Task statement:
Copy all of the material word for word, except for the pictures.

Recorded information:
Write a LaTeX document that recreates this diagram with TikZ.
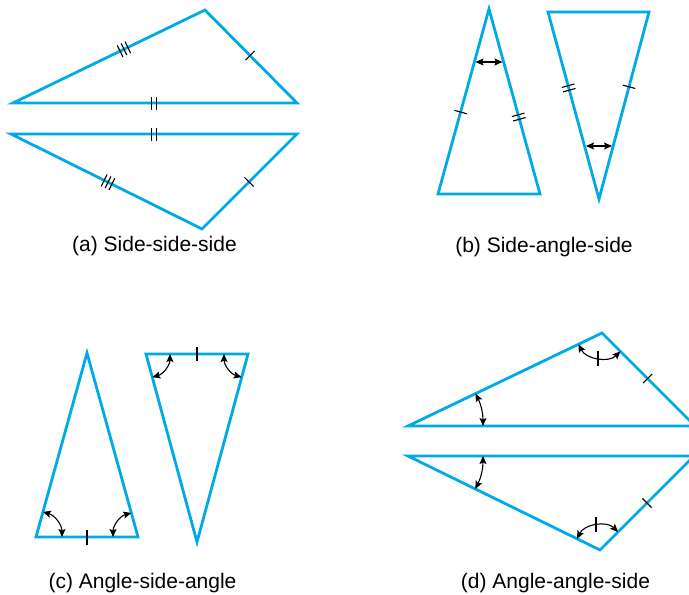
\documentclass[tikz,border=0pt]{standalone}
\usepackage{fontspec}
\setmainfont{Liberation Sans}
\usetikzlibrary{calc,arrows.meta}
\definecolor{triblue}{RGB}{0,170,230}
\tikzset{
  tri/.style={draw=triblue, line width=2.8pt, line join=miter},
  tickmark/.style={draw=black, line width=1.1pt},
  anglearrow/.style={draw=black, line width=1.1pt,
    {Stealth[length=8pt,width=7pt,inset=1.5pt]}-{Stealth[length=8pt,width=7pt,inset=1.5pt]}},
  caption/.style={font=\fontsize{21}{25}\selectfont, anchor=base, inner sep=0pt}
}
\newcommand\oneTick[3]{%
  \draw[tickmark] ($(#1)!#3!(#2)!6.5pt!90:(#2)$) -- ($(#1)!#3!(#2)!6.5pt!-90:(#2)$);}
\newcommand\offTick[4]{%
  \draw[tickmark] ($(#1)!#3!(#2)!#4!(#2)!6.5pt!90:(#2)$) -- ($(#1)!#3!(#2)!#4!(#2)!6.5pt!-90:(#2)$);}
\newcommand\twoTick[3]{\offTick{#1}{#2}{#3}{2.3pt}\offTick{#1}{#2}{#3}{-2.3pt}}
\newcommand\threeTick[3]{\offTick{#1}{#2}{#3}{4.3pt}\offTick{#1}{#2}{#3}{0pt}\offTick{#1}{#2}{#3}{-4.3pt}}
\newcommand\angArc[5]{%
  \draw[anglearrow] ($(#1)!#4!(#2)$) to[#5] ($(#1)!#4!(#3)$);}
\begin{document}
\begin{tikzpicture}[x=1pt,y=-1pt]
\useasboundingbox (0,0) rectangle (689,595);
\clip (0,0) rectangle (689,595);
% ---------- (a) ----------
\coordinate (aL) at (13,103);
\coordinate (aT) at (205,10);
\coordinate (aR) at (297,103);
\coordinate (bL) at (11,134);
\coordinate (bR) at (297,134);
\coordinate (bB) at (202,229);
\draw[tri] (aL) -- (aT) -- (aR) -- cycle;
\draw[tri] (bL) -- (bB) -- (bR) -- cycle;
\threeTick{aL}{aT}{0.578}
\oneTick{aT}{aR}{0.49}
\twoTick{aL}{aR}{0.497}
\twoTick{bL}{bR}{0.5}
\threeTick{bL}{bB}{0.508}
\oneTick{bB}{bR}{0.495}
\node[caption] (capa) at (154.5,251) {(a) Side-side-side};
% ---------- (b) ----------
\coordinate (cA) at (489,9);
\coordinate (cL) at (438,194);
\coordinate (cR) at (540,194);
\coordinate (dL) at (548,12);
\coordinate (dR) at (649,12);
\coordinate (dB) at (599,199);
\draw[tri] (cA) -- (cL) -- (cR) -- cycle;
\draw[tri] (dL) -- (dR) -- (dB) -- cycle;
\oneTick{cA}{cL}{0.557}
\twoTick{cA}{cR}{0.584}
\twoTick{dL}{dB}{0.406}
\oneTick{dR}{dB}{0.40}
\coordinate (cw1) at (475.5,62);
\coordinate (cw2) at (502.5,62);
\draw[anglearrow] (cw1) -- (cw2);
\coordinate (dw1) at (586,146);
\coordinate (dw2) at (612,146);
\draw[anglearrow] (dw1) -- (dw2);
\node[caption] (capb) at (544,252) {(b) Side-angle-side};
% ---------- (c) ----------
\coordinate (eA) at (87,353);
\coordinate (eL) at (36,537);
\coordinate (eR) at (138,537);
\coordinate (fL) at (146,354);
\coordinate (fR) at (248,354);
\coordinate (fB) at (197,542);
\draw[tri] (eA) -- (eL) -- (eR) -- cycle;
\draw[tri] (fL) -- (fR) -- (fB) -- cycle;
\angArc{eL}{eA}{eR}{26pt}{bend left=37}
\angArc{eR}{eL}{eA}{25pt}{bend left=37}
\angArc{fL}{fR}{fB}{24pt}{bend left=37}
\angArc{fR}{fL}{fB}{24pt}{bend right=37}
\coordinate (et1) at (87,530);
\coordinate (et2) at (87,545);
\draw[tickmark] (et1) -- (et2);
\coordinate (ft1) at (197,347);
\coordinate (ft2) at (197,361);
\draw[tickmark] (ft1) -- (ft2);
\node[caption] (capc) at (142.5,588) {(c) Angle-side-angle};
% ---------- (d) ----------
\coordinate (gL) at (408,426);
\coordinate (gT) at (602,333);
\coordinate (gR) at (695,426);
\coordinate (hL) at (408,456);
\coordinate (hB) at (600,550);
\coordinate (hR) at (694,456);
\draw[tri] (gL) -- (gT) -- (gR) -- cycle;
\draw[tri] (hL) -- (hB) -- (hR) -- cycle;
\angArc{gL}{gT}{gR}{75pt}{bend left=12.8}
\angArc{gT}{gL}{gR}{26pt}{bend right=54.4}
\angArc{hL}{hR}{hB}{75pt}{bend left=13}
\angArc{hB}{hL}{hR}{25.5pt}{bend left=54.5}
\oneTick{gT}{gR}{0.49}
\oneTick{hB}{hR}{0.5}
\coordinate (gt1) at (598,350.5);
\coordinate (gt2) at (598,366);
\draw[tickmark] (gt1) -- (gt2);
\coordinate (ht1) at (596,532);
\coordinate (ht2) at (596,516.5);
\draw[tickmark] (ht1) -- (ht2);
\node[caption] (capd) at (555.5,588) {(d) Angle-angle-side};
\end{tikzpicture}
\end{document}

Complete answer:
Write a LaTeX document that recreates this diagram with TikZ.
\documentclass[tikz,border=0pt]{standalone}
\usepackage{fontspec}
\setmainfont{Liberation Sans}
\usetikzlibrary{calc,arrows.meta}
\definecolor{triblue}{RGB}{0,170,230}
\tikzset{
  tri/.style={draw=triblue, line width=2.8pt, line join=miter},
  tickmark/.style={draw=black, line width=1.1pt},
  anglearrow/.style={draw=black, line width=1.1pt,
    {Stealth[length=8pt,width=7pt,inset=1.5pt]}-{Stealth[length=8pt,width=7pt,inset=1.5pt]}},
  caption/.style={font=\fontsize{21}{25}\selectfont, anchor=base, inner sep=0pt}
}
\newcommand\oneTick[3]{%
  \draw[tickmark] ($(#1)!#3!(#2)!6.5pt!90:(#2)$) -- ($(#1)!#3!(#2)!6.5pt!-90:(#2)$);}
\newcommand\offTick[4]{%
  \draw[tickmark] ($(#1)!#3!(#2)!#4!(#2)!6.5pt!90:(#2)$) -- ($(#1)!#3!(#2)!#4!(#2)!6.5pt!-90:(#2)$);}
\newcommand\twoTick[3]{\offTick{#1}{#2}{#3}{2.3pt}\offTick{#1}{#2}{#3}{-2.3pt}}
\newcommand\threeTick[3]{\offTick{#1}{#2}{#3}{4.3pt}\offTick{#1}{#2}{#3}{0pt}\offTick{#1}{#2}{#3}{-4.3pt}}
\newcommand\angArc[5]{%
  \draw[anglearrow] ($(#1)!#4!(#2)$) to[#5] ($(#1)!#4!(#3)$);}
\begin{document}
\begin{tikzpicture}[x=1pt,y=-1pt]
\useasboundingbox (0,0) rectangle (689,595);
\clip (0,0) rectangle (689,595);
% ---------- (a) ----------
\coordinate (aL) at (13,103);
\coordinate (aT) at (205,10);
\coordinate (aR) at (297,103);
\coordinate (bL) at (11,134);
\coordinate (bR) at (297,134);
\coordinate (bB) at (202,229);
\draw[tri] (aL) -- (aT) -- (aR) -- cycle;
\draw[tri] (bL) -- (bB) -- (bR) -- cycle;
\threeTick{aL}{aT}{0.578}
\oneTick{aT}{aR}{0.49}
\twoTick{aL}{aR}{0.497}
\twoTick{bL}{bR}{0.5}
\threeTick{bL}{bB}{0.508}
\oneTick{bB}{bR}{0.495}
\node[caption] (capa) at (154.5,251) {(a) Side-side-side};
% ---------- (b) ----------
\coordinate (cA) at (489,9);
\coordinate (cL) at (438,194);
\coordinate (cR) at (540,194);
\coordinate (dL) at (548,12);
\coordinate (dR) at (649,12);
\coordinate (dB) at (599,199);
\draw[tri] (cA) -- (cL) -- (cR) -- cycle;
\draw[tri] (dL) -- (dR) -- (dB) -- cycle;
\oneTick{cA}{cL}{0.557}
\twoTick{cA}{cR}{0.584}
\twoTick{dL}{dB}{0.406}
\oneTick{dR}{dB}{0.40}
\coordinate (cw1) at (475.5,62);
\coordinate (cw2) at (502.5,62);
\draw[anglearrow] (cw1) -- (cw2);
\coordinate (dw1) at (586,146);
\coordinate (dw2) at (612,146);
\draw[anglearrow] (dw1) -- (dw2);
\node[caption] (capb) at (544,252) {(b) Side-angle-side};
% ---------- (c) ----------
\coordinate (eA) at (87,353);
\coordinate (eL) at (36,537);
\coordinate (eR) at (138,537);
\coordinate (fL) at (146,354);
\coordinate (fR) at (248,354);
\coordinate (fB) at (197,542);
\draw[tri] (eA) -- (eL) -- (eR) -- cycle;
\draw[tri] (fL) -- (fR) -- (fB) -- cycle;
\angArc{eL}{eA}{eR}{26pt}{bend left=37}
\angArc{eR}{eL}{eA}{25pt}{bend left=37}
\angArc{fL}{fR}{fB}{24pt}{bend left=37}
\angArc{fR}{fL}{fB}{24pt}{bend right=37}
\coordinate (et1) at (87,530);
\coordinate (et2) at (87,545);
\draw[tickmark] (et1) -- (et2);
\coordinate (ft1) at (197,347);
\coordinate (ft2) at (197,361);
\draw[tickmark] (ft1) -- (ft2);
\node[caption] (capc) at (142.5,588) {(c) Angle-side-angle};
% ---------- (d) ----------
\coordinate (gL) at (408,426);
\coordinate (gT) at (602,333);
\coordinate (gR) at (695,426);
\coordinate (hL) at (408,456);
\coordinate (hB) at (600,550);
\coordinate (hR) at (694,456);
\draw[tri] (gL) -- (gT) -- (gR) -- cycle;
\draw[tri] (hL) -- (hB) -- (hR) -- cycle;
\angArc{gL}{gT}{gR}{75pt}{bend left=12.8}
\angArc{gT}{gL}{gR}{26pt}{bend right=54.4}
\angArc{hL}{hR}{hB}{75pt}{bend left=13}
\angArc{hB}{hL}{hR}{25.5pt}{bend left=54.5}
\oneTick{gT}{gR}{0.49}
\oneTick{hB}{hR}{0.5}
\coordinate (gt1) at (598,350.5);
\coordinate (gt2) at (598,366);
\draw[tickmark] (gt1) -- (gt2);
\coordinate (ht1) at (596,532);
\coordinate (ht2) at (596,516.5);
\draw[tickmark] (ht1) -- (ht2);
\node[caption] (capd) at (555.5,588) {(d) Angle-angle-side};
\end{tikzpicture}
\end{document}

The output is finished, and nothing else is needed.